De plus, le cas d’individus accusés avant Septembre 2023 de recours illégal à l’avortement n’est pas clarifié. Selon Veronica Esparza, certaines associations féministes telles que Las libres avaient identifié avant la résolution de Septembre, plus de 200 femmes incarcérées pour avoir pratiqué l’avortement. Rien ne prouve à l’heure actuelle selon la GIRE, que ces femmes aient toutes été libérées.

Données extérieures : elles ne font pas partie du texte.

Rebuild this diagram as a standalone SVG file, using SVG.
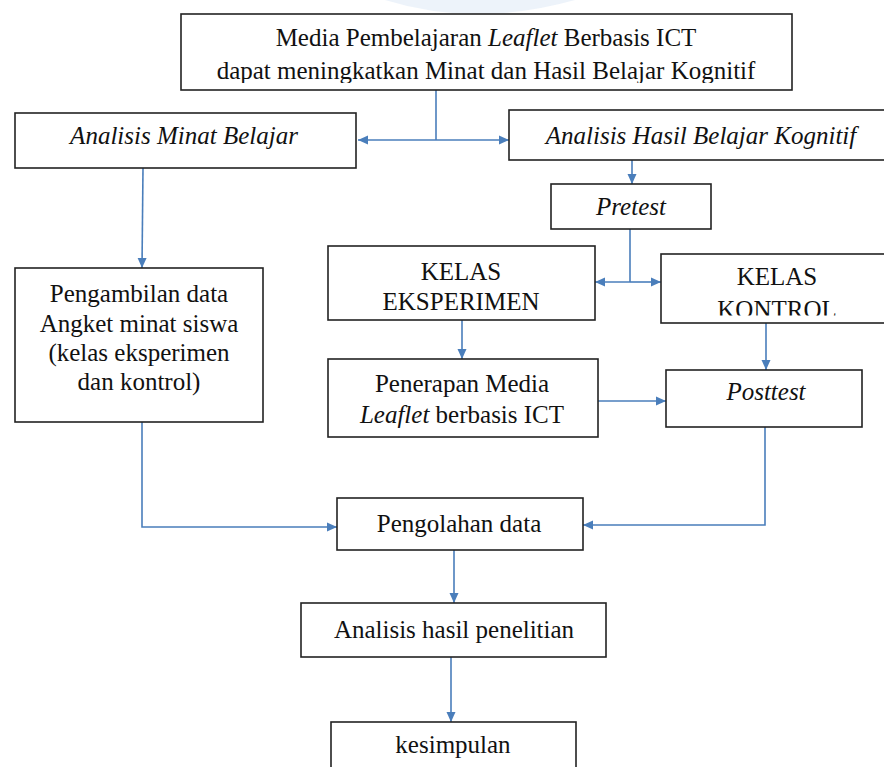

LA RÉSOLUTION DE SEPTEMBRE 2023, UN BILAN MITIGÉ SIX MOIS PLUS TARD


Ainsi, bien que grâce à la loi dépénalisante en vigueur depuis Septembre 2023 une baisse de la mortalité ait été observée, on comprend que la controverse toujours vive autour de la question de l’IVG au Mexique déstabilise grandement l’instauration de libertés solides et durables pour toute personne en mesure de procréer. Le manque accru de cohérence entre les annonces des dirigeants et leurs résultats, de même que la confusion des médecins entre convictions personnelles et devoirs professionnels n’arrange pas les choses et montre bien que l’avortement au Mexique, bien que dépénalisé, reste un point de discorde majeur au sein de la population et dans la sphère politico-gouvernementale. Patricia Olamendi Torres, membre du groupe de travail du Conseil des Droits de l'Homme des Nations Unies sur les questions de discrimination en droit et à l'égard des femmes résume assez bien la situation actuelle des femmes au Mexique : « Aujourd’hui, cette nouvelle génération possède des droits. Enfin, en principe, car en réalité elles ne peuvent les exercer ».